Again Ohio State closer Trace Dempsey, Nebraska opened the bottom of the ninth with a full count walk, a hit batter, and four-pitch walk. The tying run at the plate, a feeling of inevitability set in. Dempsey struck out outfielder Christian Cox on a called third strike to put the Buckeyes within two outs. Senior outfielder Michael Pritchard, who scored the game-winning run in the regular season series opener, drove in the winning run in the middle match, walked on four pitchers. A batter later, junior second baseman Pat Kelly, tied the game six runs to a side with a single up the middle. Pritchard would beat a throw home on a sacrifice fly to center off the bat of Lubach, and just like that it was over. Another Nebraska win.
In the postgame interviews senior catcher Aaron Gretz and Tully both sat glass-eyed. Tully short and succinct in answers to the media after watching another quality start fall by the wayside against Nebraska, Gretz hand to chin answered question methodically, trying to make sense of what happened.
The following morning the Buckeyes would lose yet another one-run game, this time to Illinois, to exit the Big Ten Tournament, end the 2014 season at 30-28 and close the chapter on a nightmare.
The Big Ten operated on a two-year cycle in scheduling Big Ten series. The 2013 season closed a cycle, giving the Buckeyes and Cornhuskers a true home-and-home rivalry. With the 2014 season beginning a new cycle, the Buckeyes had the unfortunate luck of drawing back-to-back years taking to the road to play in Lincoln. Due to Maryland and Rutgers joining the Big Ten, the two-year cycle wasn't played out and a new scheduling cycle was randomized with Ohio State finding itself, yet again, facing a road series against Nebraska.
As Ohio State appears en route to its best season under Beals, the team eyes an at-large berth into the NCAA Tournament.

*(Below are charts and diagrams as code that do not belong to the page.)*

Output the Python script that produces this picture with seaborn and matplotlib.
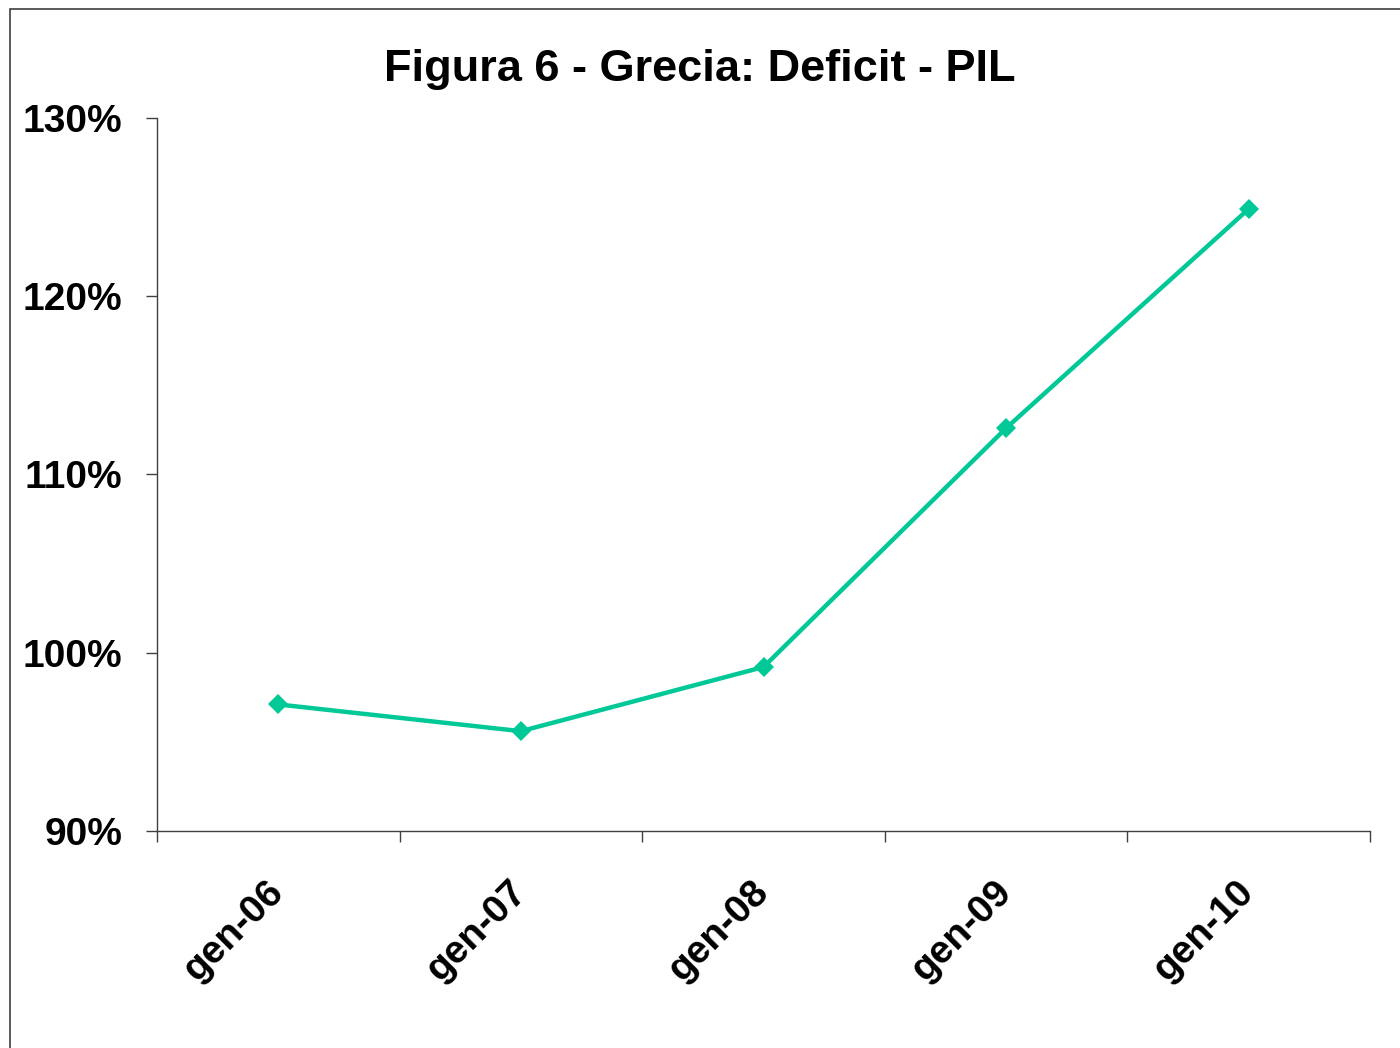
import matplotlib
matplotlib.use("Agg")
import matplotlib.pyplot as plt
import seaborn as sns
import pandas as pd
from matplotlib.ticker import PercentFormatter, FixedLocator, NullFormatter
from matplotlib.patches import Rectangle

# data
periods = ["gen-06", "gen-07", "gen-08", "gen-09", "gen-10"]
deficit_pil = [0.971, 0.956, 0.992, 1.126, 1.249]

df = pd.DataFrame({"period": periods, "value": deficit_pil})

sns.set_theme(style="white")
plt.rcParams["font.family"] = ["Liberation Sans", "DejaVu Sans"]
plt.rcParams["text.color"] = "black"
plt.rcParams["xtick.color"] = "black"
plt.rcParams["ytick.color"] = "black"

fig = plt.figure(figsize=(14, 10.48), dpi=100)
ax = fig.add_axes([157 / 1400, 1 - 831 / 1048, (1370 - 157) / 1400, (831 - 118) / 1048])

sns.lineplot(data=df, x="period", y="value", ax=ax, color="#00C896",
             linewidth=3.2, marker="D", markersize=10, markeredgewidth=0)

ax.set_xlim(-0.5, len(periods) - 0.5)
ax.set_ylim(0.9, 1.3)
ax.set_yticks([0.9, 1.0, 1.1, 1.2, 1.3])
ax.yaxis.set_major_formatter(PercentFormatter(1.0, decimals=0))

# category boundaries carry the tick marks, centres carry the labels
ax.xaxis.set_major_locator(FixedLocator([i - 0.5 for i in range(len(periods) + 1)]))
ax.xaxis.set_major_formatter(NullFormatter())
ax.xaxis.set_minor_locator(FixedLocator(list(range(len(periods)))))
ax.set_xticklabels(periods, minor=True)
ax.tick_params(axis="x", which="major", direction="out", length=8, width=1, color="#404040", bottom=True)
ax.tick_params(axis="x", which="minor", length=0, pad=40)
ax.tick_params(axis="y", direction="out", length=8, width=1, color="#404040", left=True, pad=17)

for lab in ax.get_xticklabels(minor=True):
    lab.set_rotation(45)
    lab.set_ha("right")
    lab.set_va("center")
    lab.set_rotation_mode("anchor")
    lab.set_fontsize(28)
    lab.set_fontweight("bold")
    lab.set_color("black")
for lab in ax.get_yticklabels():
    lab.set_fontsize(28)
    lab.set_fontweight("bold")
    lab.set_color("black")

for side in ["top", "right"]:
    ax.spines[side].set_visible(False)
for side in ["left", "bottom"]:
    ax.spines[side].set_color("#404040")
    ax.spines[side].set_linewidth(1)

ax.set_xlabel("")
ax.set_ylabel("")

fig.text(0.5, 1 - 70 / 1048, "Figura 6 - Grecia: Deficit - PIL", ha="center", va="center",
         fontsize=32.5, fontweight="bold", color="black")

# outer frame of the chart area
fig.patches.append(Rectangle((10 / 1400, -0.1), 1.2, 1.1 - 9 / 1048, transform=fig.transFigure,
                             fill=False, edgecolor="#404040", linewidth=1.2, clip_on=False))

fig.savefig("out.png", dpi=100)
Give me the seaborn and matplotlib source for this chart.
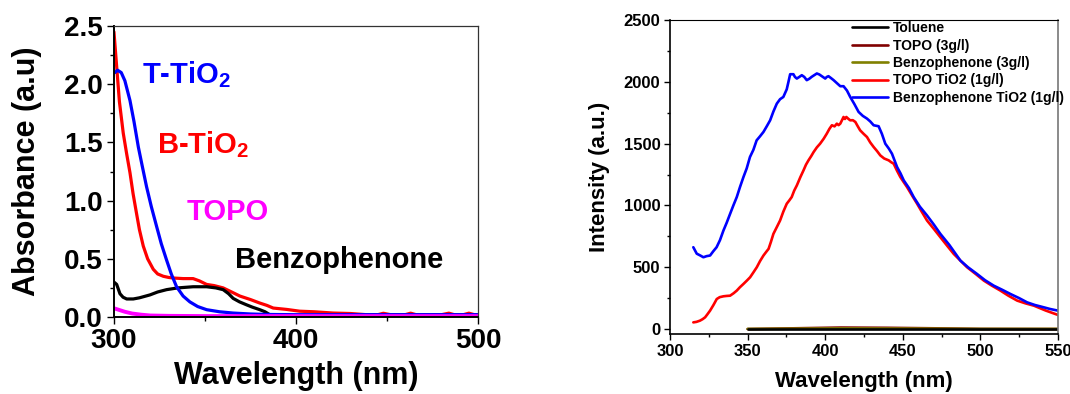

With five weekends to go the Buckeyes are on track, entering the weekend with an RPI of 29 in the NCAA's latest ratings release and are squarely in position to receive a bid to play in a regional.
But as the 24-9 Buckeyes eye a road to Omaha, the games played down the road in Lincoln will tell whether or not the team is ready for such a pursuit. And to player and staff alike, they're ready for the opportunity.
"I remember it like it's yesterday," junior infielder Nick Sergakis said of the heartache in Lincoln. "I can't even describe to you the feeling I was feeling losing to them on three last at-bats in the regular season, then in the tournament, that was heartbreaking."
Sergakis able to speak at length as to Ohio State's attitude heading to Nebraska, Beals didn't think many words were necessary.
"Every guy in the locker room knows exactly what happened last year," the fifth-year head coach said. "We'll be ready to go."
Just how ready to go are the Buckeyes? While respecting the opponent, alluding to Nebraska being a good team and knowing they'll be ready to take on the Bucks, Sergakis didn't hide his emotions.
"Me personally, and I know everyone in the locker room feels the exact same way, we want this series more than any of them. We don't want to take two of three, we want to sweep them, we want all of them. I just want these guys so bad."
What once was pain is now fuel to the fire. What once was hell, Hawks Field may now be the place where the Buckeyes emerge as a true threat on there way to wiping away memories from a place of equal despair, Omaha.